A cold wind whipped through the prairie as they laid Buck Timmins to rest.
Timmins, a longtime coach and referee, was not the first person in Mitchell, S.D., pop. 15,600, to die of the coronavirus. He was not even the first that week.
As the funeral director tucked blankets over the knees of Timmins’s wife, Nanci, Pastor Rhonda Wellsandt-Zell told the small group of masked mourners that just as there had been seasons in the coach’s life — basketball season, football season, volleyball season — Mitchell was now enduring a phase of its own.
In a state where the Republican governor, Kristi L. Noem, has defied calls for a statewide mask mandate even as cases hit record levels, many in this rural community an hour west of Sioux Falls ignored the virus for months, not bothering with masks or social distancing. Restaurants were packed. Big weddings and funerals went on as planned.
Then people started dying. The wife of the former bank president. A state legislator. The guy whose family has owned the bike shop since 1959. Then Timmins, a mild-spoken 72-year-old who had worked with hundreds of local kids during six decades as a Little League and high school coach and referee.

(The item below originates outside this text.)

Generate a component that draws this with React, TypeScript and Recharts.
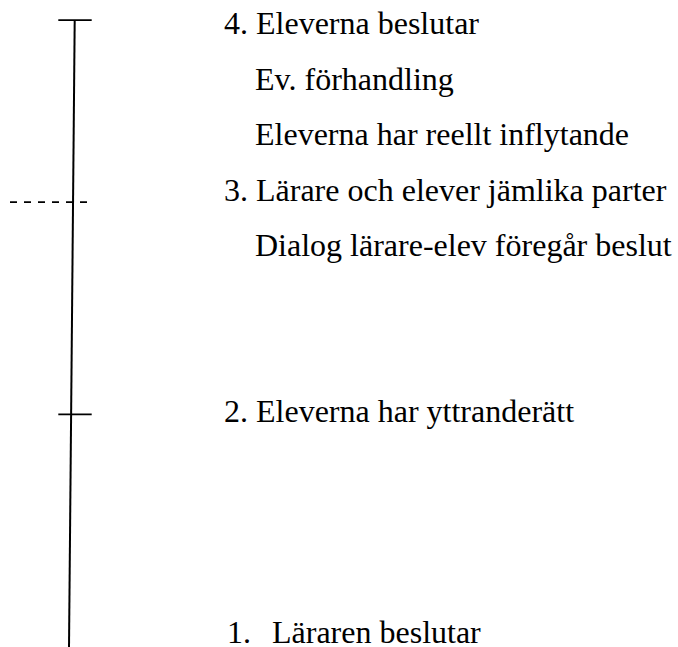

His death shook Mitchell just as its leaders were contemplating something previously denounced and dismissed: a requirement that its staunchly conservative residents wear masks.
As Wellsandt-Zell led those mourning Timmins in the hymn “Jesus Loves Me,” the rumble of an approaching helicopter cut through the sound of the singing and the mourners’ soft tears. In Mitchell, the medical emergency helicopter, once a rare occurrence, now comes nearly every day, ferrying the growing number of people desperately ill with covid-19 to a hospital that might be able to save them.
Sirens echoing through the empty streets of New York marked the pandemic’s first phase. Swirling blades of helicopters on the American plains is the soundtrack of a deadly fall.
Oh, my God, here we go again, Wellsandt-Zell thought. Another one.